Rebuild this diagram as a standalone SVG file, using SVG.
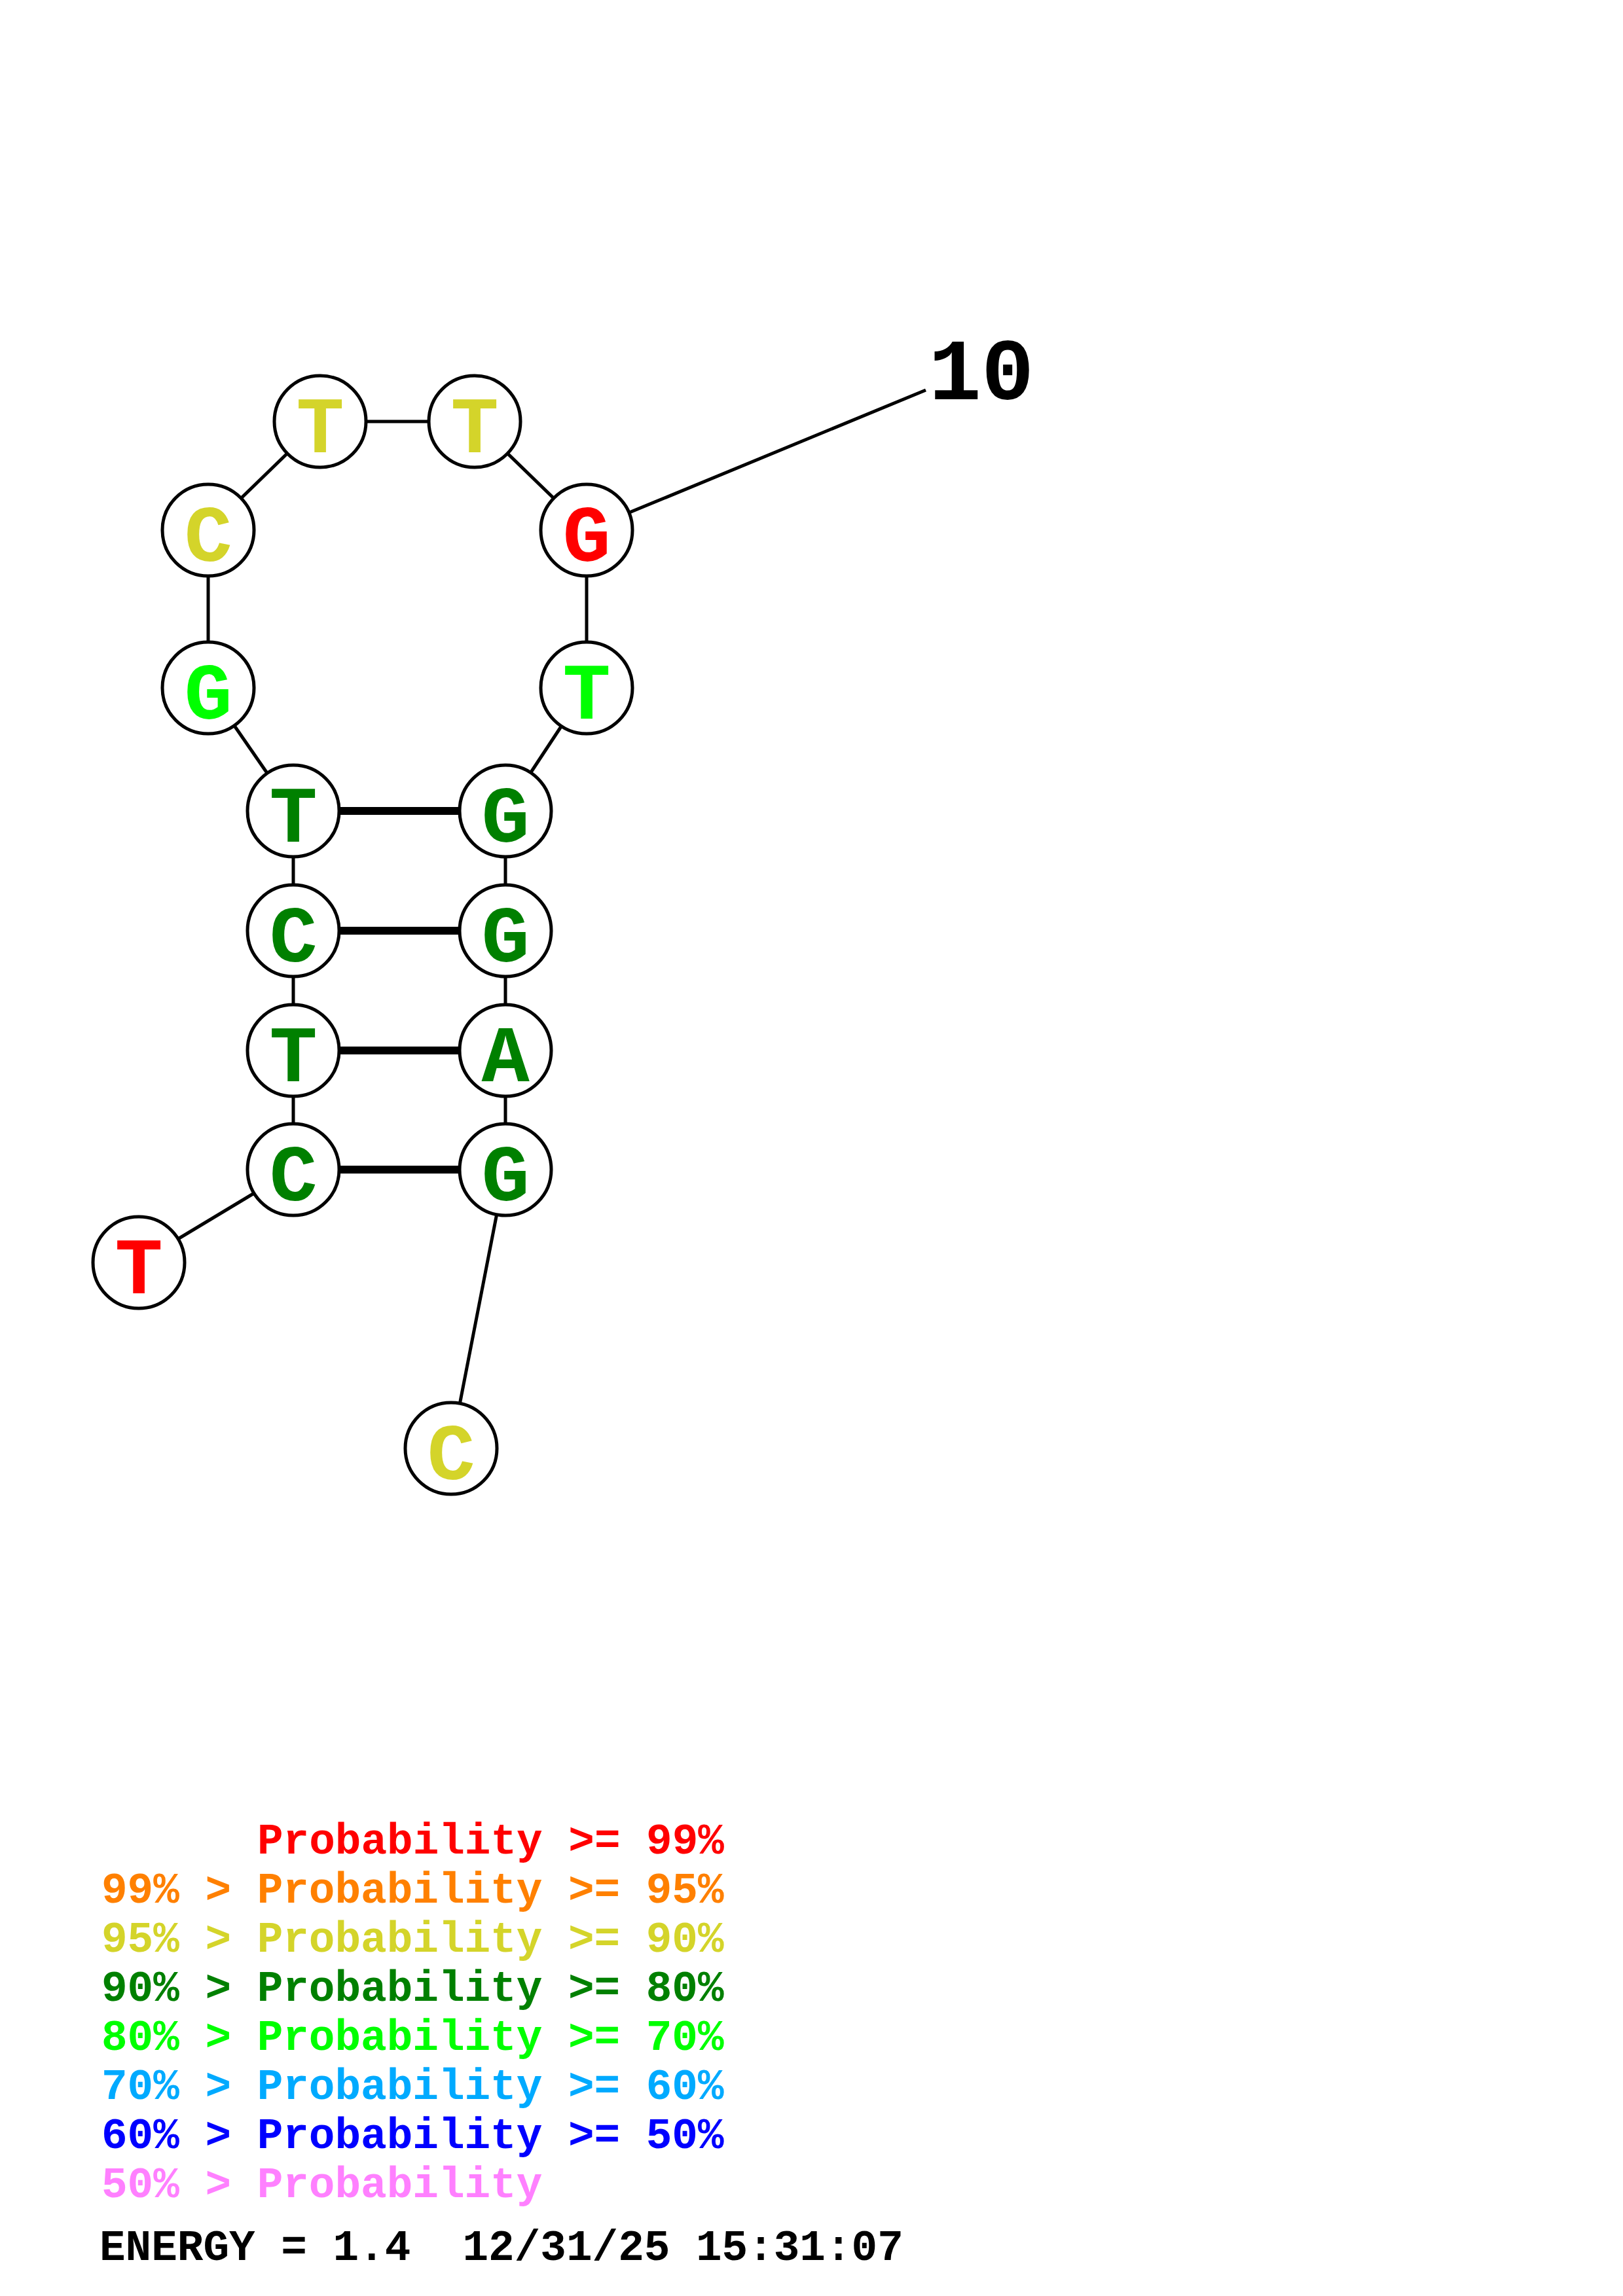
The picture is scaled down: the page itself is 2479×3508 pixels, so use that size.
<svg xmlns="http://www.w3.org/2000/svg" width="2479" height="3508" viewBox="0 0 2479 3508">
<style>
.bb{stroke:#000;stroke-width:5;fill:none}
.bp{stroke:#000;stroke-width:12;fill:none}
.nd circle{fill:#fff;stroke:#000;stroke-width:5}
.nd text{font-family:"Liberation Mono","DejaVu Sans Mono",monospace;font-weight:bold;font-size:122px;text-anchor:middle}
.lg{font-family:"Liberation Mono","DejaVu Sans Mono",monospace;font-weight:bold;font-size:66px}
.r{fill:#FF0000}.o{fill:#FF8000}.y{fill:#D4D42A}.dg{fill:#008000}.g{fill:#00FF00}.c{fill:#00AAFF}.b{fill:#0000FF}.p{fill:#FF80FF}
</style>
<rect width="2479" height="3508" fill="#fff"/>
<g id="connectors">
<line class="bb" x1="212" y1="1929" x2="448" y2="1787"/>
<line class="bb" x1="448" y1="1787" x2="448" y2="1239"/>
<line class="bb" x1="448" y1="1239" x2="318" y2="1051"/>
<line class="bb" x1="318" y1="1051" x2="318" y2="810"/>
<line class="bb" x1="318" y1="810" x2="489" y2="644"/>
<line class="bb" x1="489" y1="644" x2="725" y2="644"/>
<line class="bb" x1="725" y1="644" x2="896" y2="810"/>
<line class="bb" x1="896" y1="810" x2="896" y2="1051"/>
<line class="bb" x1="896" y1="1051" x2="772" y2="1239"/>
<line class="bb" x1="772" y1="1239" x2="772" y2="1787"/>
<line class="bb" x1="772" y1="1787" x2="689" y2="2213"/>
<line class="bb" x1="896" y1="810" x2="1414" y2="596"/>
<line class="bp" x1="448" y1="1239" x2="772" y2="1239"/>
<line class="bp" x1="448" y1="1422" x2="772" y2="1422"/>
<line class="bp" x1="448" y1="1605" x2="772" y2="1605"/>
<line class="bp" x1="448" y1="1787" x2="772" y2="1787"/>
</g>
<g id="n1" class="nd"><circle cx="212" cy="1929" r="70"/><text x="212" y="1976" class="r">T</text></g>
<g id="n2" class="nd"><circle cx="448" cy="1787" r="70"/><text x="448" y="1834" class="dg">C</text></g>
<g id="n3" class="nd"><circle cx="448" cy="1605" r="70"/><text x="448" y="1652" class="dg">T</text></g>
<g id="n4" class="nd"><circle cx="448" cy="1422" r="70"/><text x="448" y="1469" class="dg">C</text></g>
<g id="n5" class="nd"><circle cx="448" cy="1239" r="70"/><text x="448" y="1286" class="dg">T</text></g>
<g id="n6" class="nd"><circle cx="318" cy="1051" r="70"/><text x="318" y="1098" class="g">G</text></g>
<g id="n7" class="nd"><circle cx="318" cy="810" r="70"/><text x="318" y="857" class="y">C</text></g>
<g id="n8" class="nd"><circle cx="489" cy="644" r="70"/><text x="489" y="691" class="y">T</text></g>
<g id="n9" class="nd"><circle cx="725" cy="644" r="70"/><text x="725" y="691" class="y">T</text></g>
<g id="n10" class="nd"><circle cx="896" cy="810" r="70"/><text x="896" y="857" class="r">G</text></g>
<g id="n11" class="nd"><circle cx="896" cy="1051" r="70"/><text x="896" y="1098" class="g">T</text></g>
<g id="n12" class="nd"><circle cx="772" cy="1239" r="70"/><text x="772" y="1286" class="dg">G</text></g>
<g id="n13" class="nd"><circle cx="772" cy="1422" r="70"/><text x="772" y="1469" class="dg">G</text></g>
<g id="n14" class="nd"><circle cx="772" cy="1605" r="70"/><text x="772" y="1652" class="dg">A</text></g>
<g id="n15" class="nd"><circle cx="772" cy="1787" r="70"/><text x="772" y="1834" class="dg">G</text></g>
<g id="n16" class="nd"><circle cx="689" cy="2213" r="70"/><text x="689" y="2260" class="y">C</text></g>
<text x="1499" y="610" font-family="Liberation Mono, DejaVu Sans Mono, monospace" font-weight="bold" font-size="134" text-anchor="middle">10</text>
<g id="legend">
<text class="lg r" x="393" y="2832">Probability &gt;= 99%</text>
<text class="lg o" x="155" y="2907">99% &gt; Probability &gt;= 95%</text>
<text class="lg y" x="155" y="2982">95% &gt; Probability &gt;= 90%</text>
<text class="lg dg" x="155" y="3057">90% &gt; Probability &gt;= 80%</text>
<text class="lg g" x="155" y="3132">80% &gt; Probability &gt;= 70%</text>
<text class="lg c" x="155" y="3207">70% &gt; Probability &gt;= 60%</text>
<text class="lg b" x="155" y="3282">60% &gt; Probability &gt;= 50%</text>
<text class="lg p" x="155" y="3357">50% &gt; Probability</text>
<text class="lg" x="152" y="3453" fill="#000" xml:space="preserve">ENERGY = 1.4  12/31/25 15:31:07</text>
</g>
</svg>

» **Exercise requirements**
Return the listing above in full and without alteration, excluding its pictures.

» **Exercise output**
Rebuild this diagram as a standalone SVG file, using SVG.
The picture is scaled down: the page itself is 2479×3508 pixels, so use that size.
<svg xmlns="http://www.w3.org/2000/svg" width="2479" height="3508" viewBox="0 0 2479 3508">
<style>
.bb{stroke:#000;stroke-width:5;fill:none}
.bp{stroke:#000;stroke-width:12;fill:none}
.nd circle{fill:#fff;stroke:#000;stroke-width:5}
.nd text{font-family:"Liberation Mono","DejaVu Sans Mono",monospace;font-weight:bold;font-size:122px;text-anchor:middle}
.lg{font-family:"Liberation Mono","DejaVu Sans Mono",monospace;font-weight:bold;font-size:66px}
.r{fill:#FF0000}.o{fill:#FF8000}.y{fill:#D4D42A}.dg{fill:#008000}.g{fill:#00FF00}.c{fill:#00AAFF}.b{fill:#0000FF}.p{fill:#FF80FF}
</style>
<rect width="2479" height="3508" fill="#fff"/>
<g id="connectors">
<line class="bb" x1="212" y1="1929" x2="448" y2="1787"/>
<line class="bb" x1="448" y1="1787" x2="448" y2="1239"/>
<line class="bb" x1="448" y1="1239" x2="318" y2="1051"/>
<line class="bb" x1="318" y1="1051" x2="318" y2="810"/>
<line class="bb" x1="318" y1="810" x2="489" y2="644"/>
<line class="bb" x1="489" y1="644" x2="725" y2="644"/>
<line class="bb" x1="725" y1="644" x2="896" y2="810"/>
<line class="bb" x1="896" y1="810" x2="896" y2="1051"/>
<line class="bb" x1="896" y1="1051" x2="772" y2="1239"/>
<line class="bb" x1="772" y1="1239" x2="772" y2="1787"/>
<line class="bb" x1="772" y1="1787" x2="689" y2="2213"/>
<line class="bb" x1="896" y1="810" x2="1414" y2="596"/>
<line class="bp" x1="448" y1="1239" x2="772" y2="1239"/>
<line class="bp" x1="448" y1="1422" x2="772" y2="1422"/>
<line class="bp" x1="448" y1="1605" x2="772" y2="1605"/>
<line class="bp" x1="448" y1="1787" x2="772" y2="1787"/>
</g>
<g id="n1" class="nd"><circle cx="212" cy="1929" r="70"/><text x="212" y="1976" class="r">T</text></g>
<g id="n2" class="nd"><circle cx="448" cy="1787" r="70"/><text x="448" y="1834" class="dg">C</text></g>
<g id="n3" class="nd"><circle cx="448" cy="1605" r="70"/><text x="448" y="1652" class="dg">T</text></g>
<g id="n4" class="nd"><circle cx="448" cy="1422" r="70"/><text x="448" y="1469" class="dg">C</text></g>
<g id="n5" class="nd"><circle cx="448" cy="1239" r="70"/><text x="448" y="1286" class="dg">T</text></g>
<g id="n6" class="nd"><circle cx="318" cy="1051" r="70"/><text x="318" y="1098" class="g">G</text></g>
<g id="n7" class="nd"><circle cx="318" cy="810" r="70"/><text x="318" y="857" class="y">C</text></g>
<g id="n8" class="nd"><circle cx="489" cy="644" r="70"/><text x="489" y="691" class="y">T</text></g>
<g id="n9" class="nd"><circle cx="725" cy="644" r="70"/><text x="725" y="691" class="y">T</text></g>
<g id="n10" class="nd"><circle cx="896" cy="810" r="70"/><text x="896" y="857" class="r">G</text></g>
<g id="n11" class="nd"><circle cx="896" cy="1051" r="70"/><text x="896" y="1098" class="g">T</text></g>
<g id="n12" class="nd"><circle cx="772" cy="1239" r="70"/><text x="772" y="1286" class="dg">G</text></g>
<g id="n13" class="nd"><circle cx="772" cy="1422" r="70"/><text x="772" y="1469" class="dg">G</text></g>
<g id="n14" class="nd"><circle cx="772" cy="1605" r="70"/><text x="772" y="1652" class="dg">A</text></g>
<g id="n15" class="nd"><circle cx="772" cy="1787" r="70"/><text x="772" y="1834" class="dg">G</text></g>
<g id="n16" class="nd"><circle cx="689" cy="2213" r="70"/><text x="689" y="2260" class="y">C</text></g>
<text x="1499" y="610" font-family="Liberation Mono, DejaVu Sans Mono, monospace" font-weight="bold" font-size="134" text-anchor="middle">10</text>
<g id="legend">
<text class="lg r" x="393" y="2832">Probability &gt;= 99%</text>
<text class="lg o" x="155" y="2907">99% &gt; Probability &gt;= 95%</text>
<text class="lg y" x="155" y="2982">95% &gt; Probability &gt;= 90%</text>
<text class="lg dg" x="155" y="3057">90% &gt; Probability &gt;= 80%</text>
<text class="lg g" x="155" y="3132">80% &gt; Probability &gt;= 70%</text>
<text class="lg c" x="155" y="3207">70% &gt; Probability &gt;= 60%</text>
<text class="lg b" x="155" y="3282">60% &gt; Probability &gt;= 50%</text>
<text class="lg p" x="155" y="3357">50% &gt; Probability</text>
<text class="lg" x="152" y="3453" fill="#000" xml:space="preserve">ENERGY = 1.4  12/31/25 15:31:07</text>
</g>
</svg>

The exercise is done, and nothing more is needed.